Now: take levels of player and target, see if there was a hit (different from vanilla), if there was a hit, take total spellpower, take base spell damage, etc, compute damage (different from vanilla), take crit and see if the hit was a crit, if it was, multiply damage by 1.5 (again, different). Add checks and adjustments for new talents / traits (different). Add adjustments for being in PVP zones (different).
90% of the differences are in code, 10% are in the database.
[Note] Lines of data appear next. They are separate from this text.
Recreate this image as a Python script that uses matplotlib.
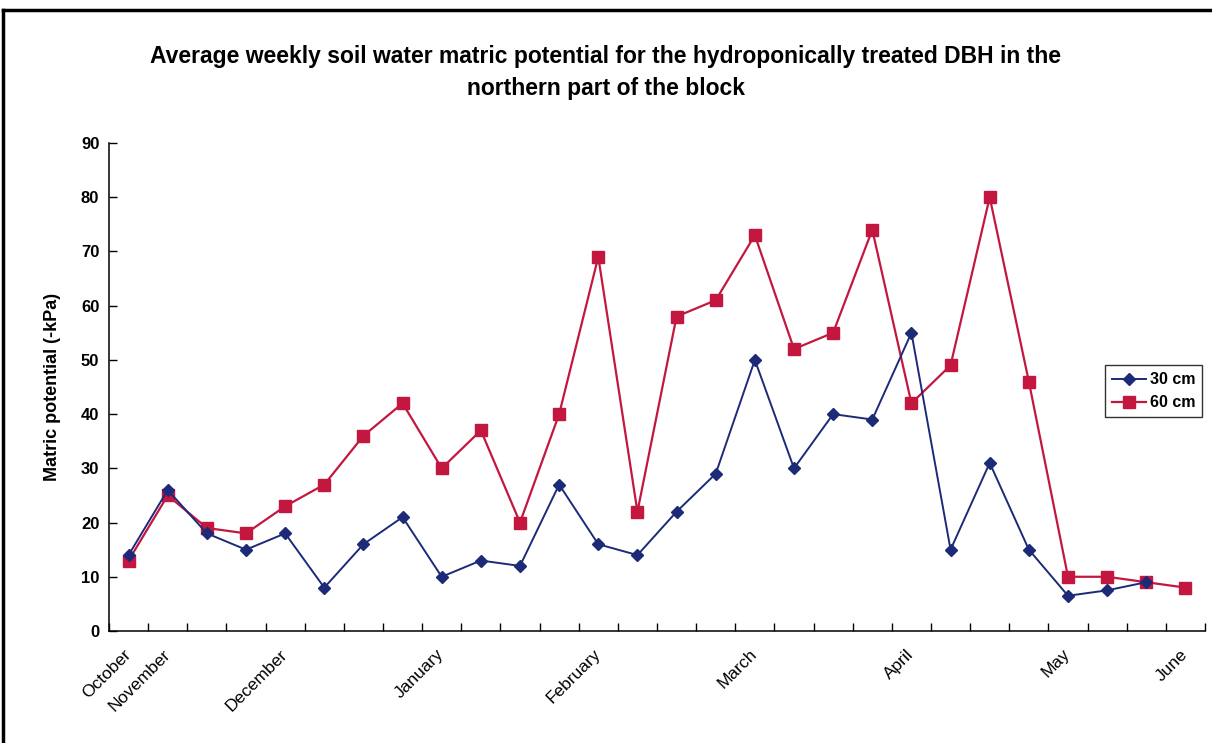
"""Average weekly soil water matric potential, northern part of the block."""

import matplotlib

matplotlib.use("Agg")
import matplotlib.pyplot as plt
from matplotlib.lines import Line2D
import numpy as np

plt.rcParams["font.family"] = ["Liberation Sans", "DejaVu Sans"]

# weekly readings, Oct -> Jun (28 weeks)
pot_30cm = [14, 26, 18, 15, 18, 8, 16, 21, 10, 13, 12, 27, 16, 14, 22, 29,
            50, 30, 40, 39, 55, 15, 31, 15, 6.5, 7.5, 9, np.nan]
pot_60cm = [13, 25, 19, 18, 23, 27, 36, 42, 30, 37, 20, 40, 69, 22, 58, 61,
            73, 52, 55, 74, 42, 49, 80, 46, 10, 10, 9, 8]
month_pos = [0, 1, 4, 8, 12, 16, 20, 24, 27]
month_names = ["October", "November", "December", "January", "February",
               "March", "April", "May", "June"]
y_ticks = list(range(0, 91, 10))

BLUE = "#1c2a78"
RED = "#c4173f"

fig = plt.figure(figsize=(12.12, 7.43), dpi=100)
ax = fig.add_axes([109 / 1212, 1 - 631 / 743, (1205 - 109) / 1212, (631 - 143) / 743])

weeks = np.arange(len(pot_60cm))
ax.plot(weeks, pot_30cm, color=BLUE, lw=1.4, marker="D", ms=6,
        markeredgecolor=BLUE, markerfacecolor=BLUE, label="30 cm", zorder=3)
ax.plot(weeks, pot_60cm, color=RED, lw=1.6, marker="s", ms=8.5,
        markeredgecolor=RED, markerfacecolor=RED, label="60 cm", zorder=2)

ax.set_xlim(-0.5, len(weeks) - 0.5)
ax.set_ylim(0, 90)
ax.set_yticks(y_ticks)
ax.set_yticklabels([str(v) for v in y_ticks], fontsize=12, fontweight="bold")
ax.tick_params(axis="y", direction="in", length=6, width=1, pad=7)

ax.set_xticks(month_pos)
ax.set_xticklabels(month_names, rotation=45, ha="right", va="center",
                   rotation_mode="anchor", fontsize=12.5)
ax.set_xticks(np.arange(-0.5, len(weeks)), minor=True)
ax.tick_params(axis="x", which="major", length=0, pad=15)
ax.tick_params(axis="x", which="minor", direction="in", length=6, width=1)

for side in ("top", "right"):
    ax.spines[side].set_visible(False)
for side in ("left", "bottom"):
    ax.spines[side].set_linewidth(1.1)

ax.set_ylabel("Matric potential (-kPa)", fontsize=13, fontweight="bold", labelpad=14)

fig.text(0.5, 1 - 57 / 743,
         "Average weekly soil water matric potential for the hydroponically treated DBH in the",
         ha="center", va="center", fontsize=16.5, fontweight="bold")
fig.text(0.5, 1 - 88 / 743, "northern part of the block",
         ha="center", va="center", fontsize=16.5, fontweight="bold")

leg = fig.legend(loc="upper left", bbox_to_anchor=(1105 / 1212, 1 - 365 / 743),
                 frameon=True, fancybox=False, edgecolor="black",
                 prop={"weight": "bold", "size": 11.5}, handlelength=2.1,
                 borderpad=0.45, labelspacing=0.5, handletextpad=0.25,
                 borderaxespad=0, markerscale=1.0)
leg.get_frame().set_linewidth(1.0)

# chart frame (left and top edges visible in the source)
fig.add_artist(Line2D([3 / 1212, 3 / 1212], [0, 1 - 10 / 743], color="black", lw=2.5,
                      transform=fig.transFigure))
fig.add_artist(Line2D([3 / 1212, 1], [1 - 10 / 743, 1 - 10 / 743], color="black", lw=2.5,
                      transform=fig.transFigure))

fig.savefig("out.png", dpi=100)
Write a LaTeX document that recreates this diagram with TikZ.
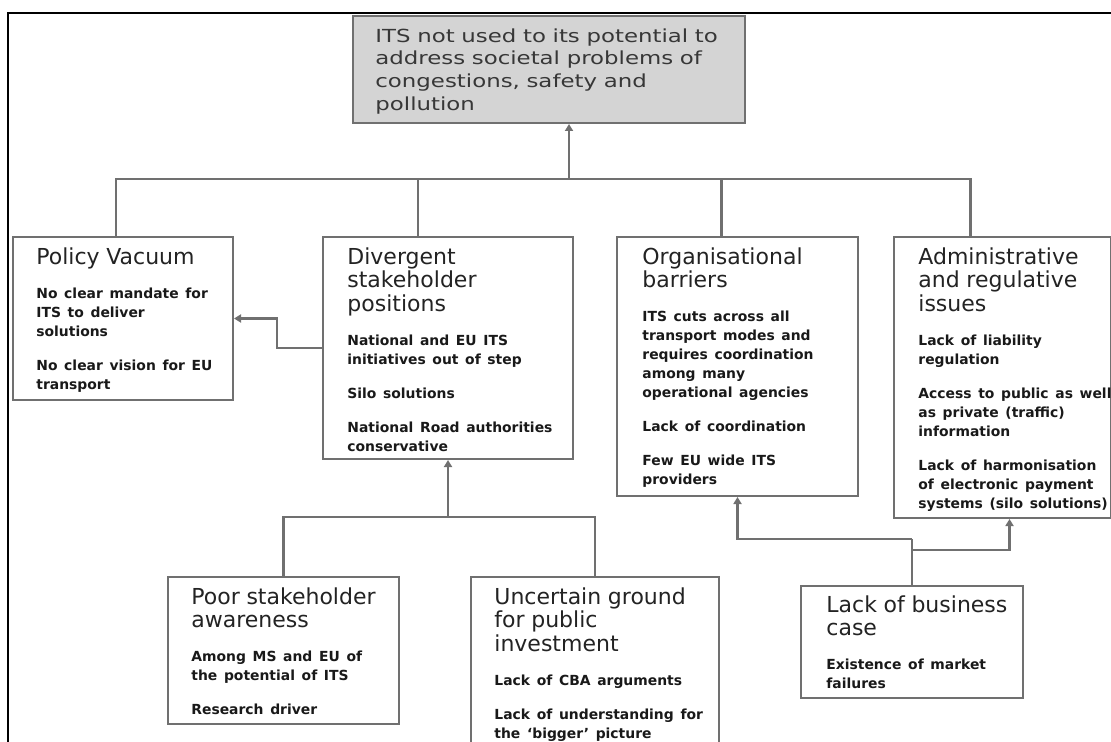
\documentclass[tikz,border=0pt]{standalone}
\usepackage{fontspec}
\setmainfont{DejaVu Sans}
\newfontfamily\stretchfont[FakeStretch=1.27]{DejaVu Sans}
\usepackage{xcolor}
\usepackage{tikz}
\usetikzlibrary{arrows.meta, positioning, calc}
\definecolor{linegray}{RGB}{112, 112, 112}
\definecolor{topfill}{RGB}{212, 212, 212}
\definecolor{toptext}{RGB}{55, 55, 55}
\definecolor{headtext}{RGB}{35, 35, 35}
\definecolor{pointtext}{RGB}{25, 25, 25}
\newcommand{\topline}{\stretchfont\fontsize{9}{11.35}\selectfont\color{toptext}}
\newcommand{\boxhead}{\fontsize{11}{11.75}\selectfont\color{headtext}}
\newcommand{\boxpoint}{\fontsize{6.95}{9.5}\selectfont\bfseries\color{pointtext}}

\begin{document}
\begin{tikzpicture}[
    x=0.5pt, y=-0.5pt,
    box/.style={draw=linegray, line width=1pt, fill=white, anchor=north west, inner sep=0pt},
    boxtext/.style={anchor=north west, inner sep=0pt, align=left, text width=#1},
    link/.style={draw=linegray, line width=1.2pt},
    arrow/.style={link, -{Triangle[width=4pt, length=3.5pt]}}
]
    \clip (0,0) rectangle (1111,742);

    % Frame
    \draw[black, line width=0.8pt] (8,742) -- (8,13) -- (1111,13);

    % Core problem
    \node[box, fill=topfill, minimum width=196pt, minimum height=53.5pt] (problem) at (352,15) {};
    \node[boxtext=190pt, below right=6.5pt and 11.5pt of problem.north west] (problem text) {\topline ITS not used to its potential to\\address societal problems of\\congestions, safety and\\pollution\par};

    % First level causes
    \node[box, minimum width=110pt, minimum height=81.5pt] (policy) at (12,236) {};
    \node[boxtext=105pt, below right=5.5pt and 12pt of policy.north west] (policy text) {\boxhead Policy Vacuum\\[7.5pt]\boxpoint No clear mandate for\\ITS to deliver\\solutions\\[7.5pt]No clear vision for EU\\transport\par};

    \node[box, minimum width=125pt, minimum height=111pt] (divergent) at (322,236) {};
    \node[boxtext=118pt, below right=5.5pt and 12.5pt of divergent.north west] (divergent text) {\boxhead Divergent\\stakeholder\\positions\\[7.5pt]\boxpoint National and EU ITS\\initiatives out of step\\[7.5pt]Silo solutions\\[7.5pt]National Road authorities\\conservative\par};

    \node[box, minimum width=120.5pt, minimum height=129.5pt] (organisational) at (616,236) {};
    \node[boxtext=115pt, below right=5.5pt and 13pt of organisational.north west] (organisational text) {\boxhead Organisational\\barriers\\[7.5pt]\boxpoint ITS cuts across all\\transport modes and\\requires coordination\\among many\\operational agencies\\[7.5pt]Lack of coordination\\[7.5pt]Few EU wide ITS\\providers\par};

    \node[box, minimum width=108.5pt, minimum height=140.5pt] (administrative) at (893,236) {};
    \node[boxtext=120pt, below right=5.5pt and 12.5pt of administrative.north west] (administrative text) {\boxhead Administrative\\and regulative\\issues\\[7.5pt]\boxpoint Lack of liability\\regulation\\[7.5pt]Access to public as well\\as private (traffic)\\information\\[7.5pt]Lack of harmonisation\\of electronic payment\\systems (silo solutions)\par};

    % Second level causes
    \node[box, minimum width=115.5pt, minimum height=73.5pt] (poor) at (167,576) {};
    \node[boxtext=110pt, below right=5.5pt and 12pt of poor.north west] (poor text) {\boxhead Poor stakeholder\\awareness\\[7.5pt]\boxpoint Among MS and EU of\\the potential of ITS\\[7.5pt]Research driver\par};

    \node[box, minimum width=124pt, minimum height=100pt] (uncertain) at (470,576) {};
    \node[boxtext=118pt, below right=5.5pt and 12pt of uncertain.north west] (uncertain text) {\boxhead Uncertain ground\\for public\\investment\\[7.5pt]\boxpoint Lack of CBA arguments\\[7.5pt]Lack of understanding for\\the `bigger' picture\par};

    \node[box, minimum width=111pt, minimum height=56pt] (business) at (800,585) {};
    \node[boxtext=106pt, below right=5pt and 13pt of business.north west] (business text) {\boxhead Lack of business\\case\\[7.5pt]\boxpoint Existence of market\\failures\par};

    % Links to the core problem
    \coordinate (core hub) at (569,179);
    \draw[arrow] (core hub) -- (core hub |- problem.south);
    \draw[link] ([xshift=-3.5pt]policy.north) |- (core hub);
    \draw[link] ([xshift=-15pt]divergent.north) |- (core hub);
    \draw[link] ([xshift=-8pt]organisational.north) |- (core hub);
    \draw[link] ([xshift=-16pt]administrative.north) |- (core hub);

    \draw[arrow] (divergent.west) -- ++(-45,0) |- (policy.east);

    % Links from second level
    \coordinate (stake hub) at (divergent.south |- 0,517);
    \draw[arrow] (stake hub) -- (divergent.south);
    \draw[link] (poor.north) |- (stake hub);
    \draw[link] (uncertain.north) |- (stake hub);

    \coordinate (org fork) at (business.north |- 0,539);
    \coordinate (adm fork) at (business.north |- 0,550);
    \draw[link] (business.north) -- (org fork);
    \draw[arrow] (org fork) -| (organisational.south);
    \draw[arrow] (adm fork) -| ([xshift=3.5pt]administrative.south);

\end{tikzpicture}
\end{document}
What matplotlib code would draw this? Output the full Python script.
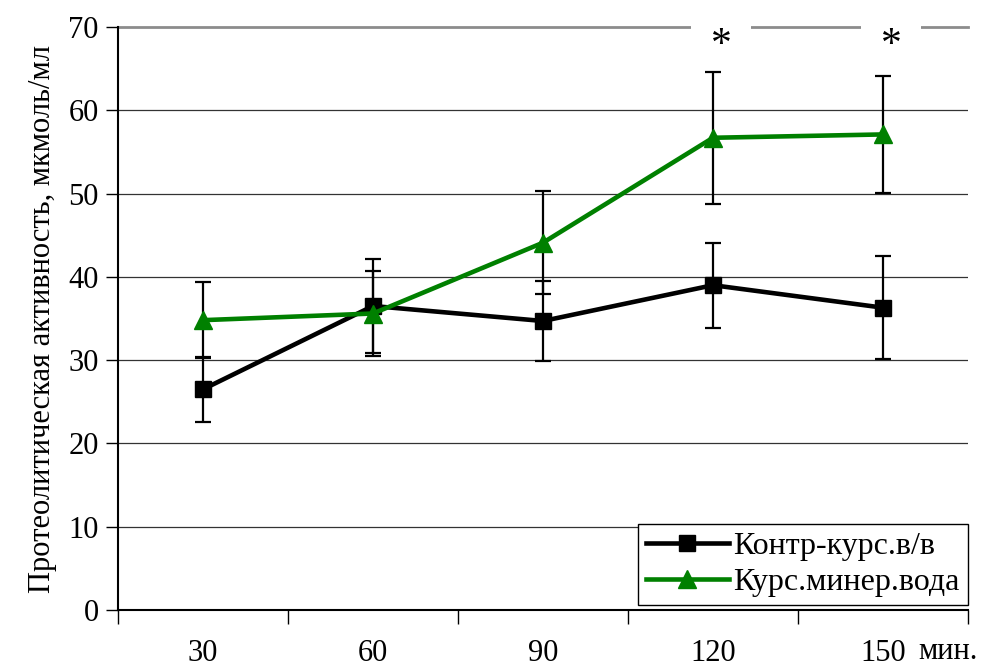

Why not keep old versions of everything and just add new things? Ie, when removing +fire spell damage, why not keep the code for applying it in the formulae and just make sure that all items / buffs / etc, tell that they add 0 fire spell damage? Same for resists, spell penetration, spirit, defense rating, armor penetration, multistrike, etc. Same for pet happiness (why not keep it in the formulae that compute damage from pet and just say that the pet is always 100% happy), ammo slots (why not keep their stats added to weapon damage and just say that these stats are 0), hunter spells using mana instead of focus (why not add code for new spells *and* keep code for old ones), rogue combo points being on target instead of on itself (why not add code for having it new way *and* keep code for having it old way), druid shred having to be done from the back instead of from wherever, and ten thousand other things? Because this clutters the code. If you keep old things instead of removing them, you quickly lose the ability to add new things. Because the code turns into a huge mess of leftovers and 90% of the code are these idiotic stubs like "oh, you want spell penetration? sure, it's 0" which just keep getting in the way and make it hard to locate / fix bugs and hard to add new things. You remember that infographic from Cata where they said that there are 10+ mil players now, but there were 100 mil players over the years? It's the same with code, for each active mechanic, there are like ten old versions that were there at one time and got replaced and removed (in fact, this is true for each line of code).
So, when you try to use new server / client to do vanilla, you will get the new fireball. And if you want to get back to the old fireball, you will have to get back to the old stats, old talents, old everything. And that means getting back to the old code - perhaps reinstating it in some form. This can be done, but it is not easy.